# caging options for silver fox rabbits?



## ki4got (Sep 25, 2015)

I had planned to add rabbits in the spring, but was gifted a trio of silver fox last weekend.

They are currently housed in my raised quail cage but it's not ideal... especially now that both does have been bred. 2'x8' with 2' wood house in center section, wire on ends - not dividable, wood frame with 1/4" wire floor.

I've seen mention of colony breeding but am not familiar with that. I've always had wire cages in the past. I can build pretty much anything, raised or on the ground, but will have to roof it as well since I don't have a protected area for them.

So basically I'm looking for ideas to work with that will be easy to deal with, low maintenance, etc.

Thanks. Karen


----------



## promiseacres (Sep 25, 2015)

Definitely  need separate cages for kindling. I use stacking cages due to space. Then add a nest box when it's time. But there are tons of ways to make cages.


----------



## Hens and Roos (Sep 25, 2015)

Welcome , glad you joined us!  We use stackable wire cages due to space like @promiseacres  mentioned.  Wire are also easier to keep clean as wood will get wet from the urine.

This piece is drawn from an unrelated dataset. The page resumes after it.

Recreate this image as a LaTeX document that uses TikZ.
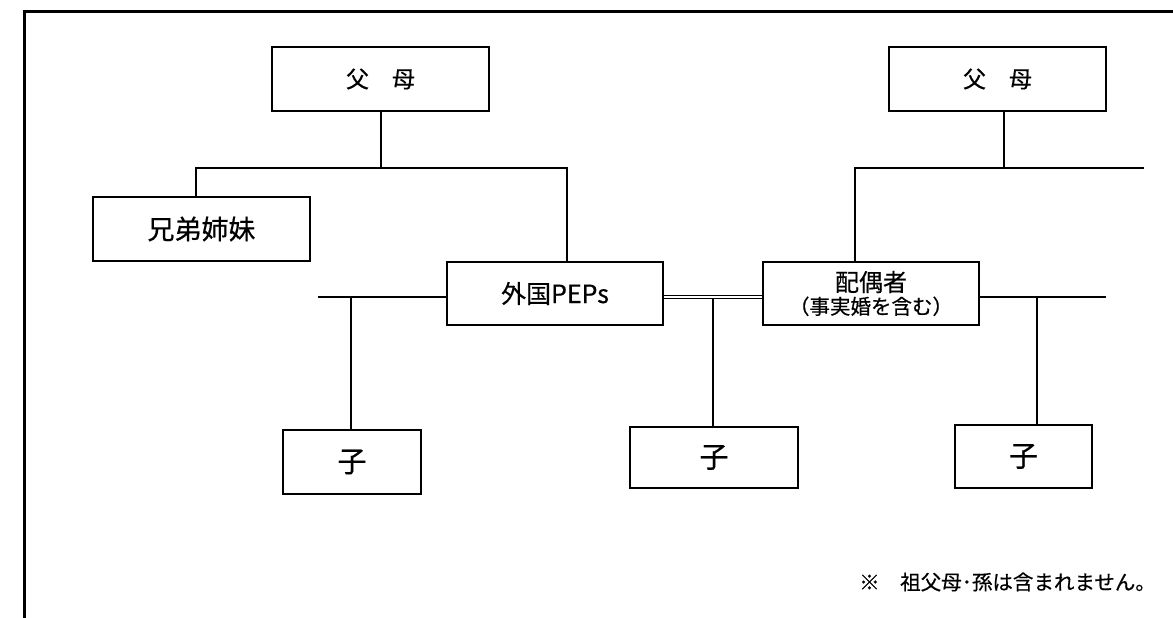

@Samantha drawz  has a couple colonies started!


----------



## samssimonsays (Sep 25, 2015)

First, congrats!

I have mine in a barn, I made a pen large enough for all three does, no one has had a litter yet but I am hopeful soon to get one or three. They will stay together to raise their young but they each need an individual house to nest in and claim. They need about 5sqft per rabbit minimum and LOTS of visual dividers for it to be successful. Mine are multi level and it seems to be wonderful. When they are sick of each other, they simply go to a different floor to chill alone.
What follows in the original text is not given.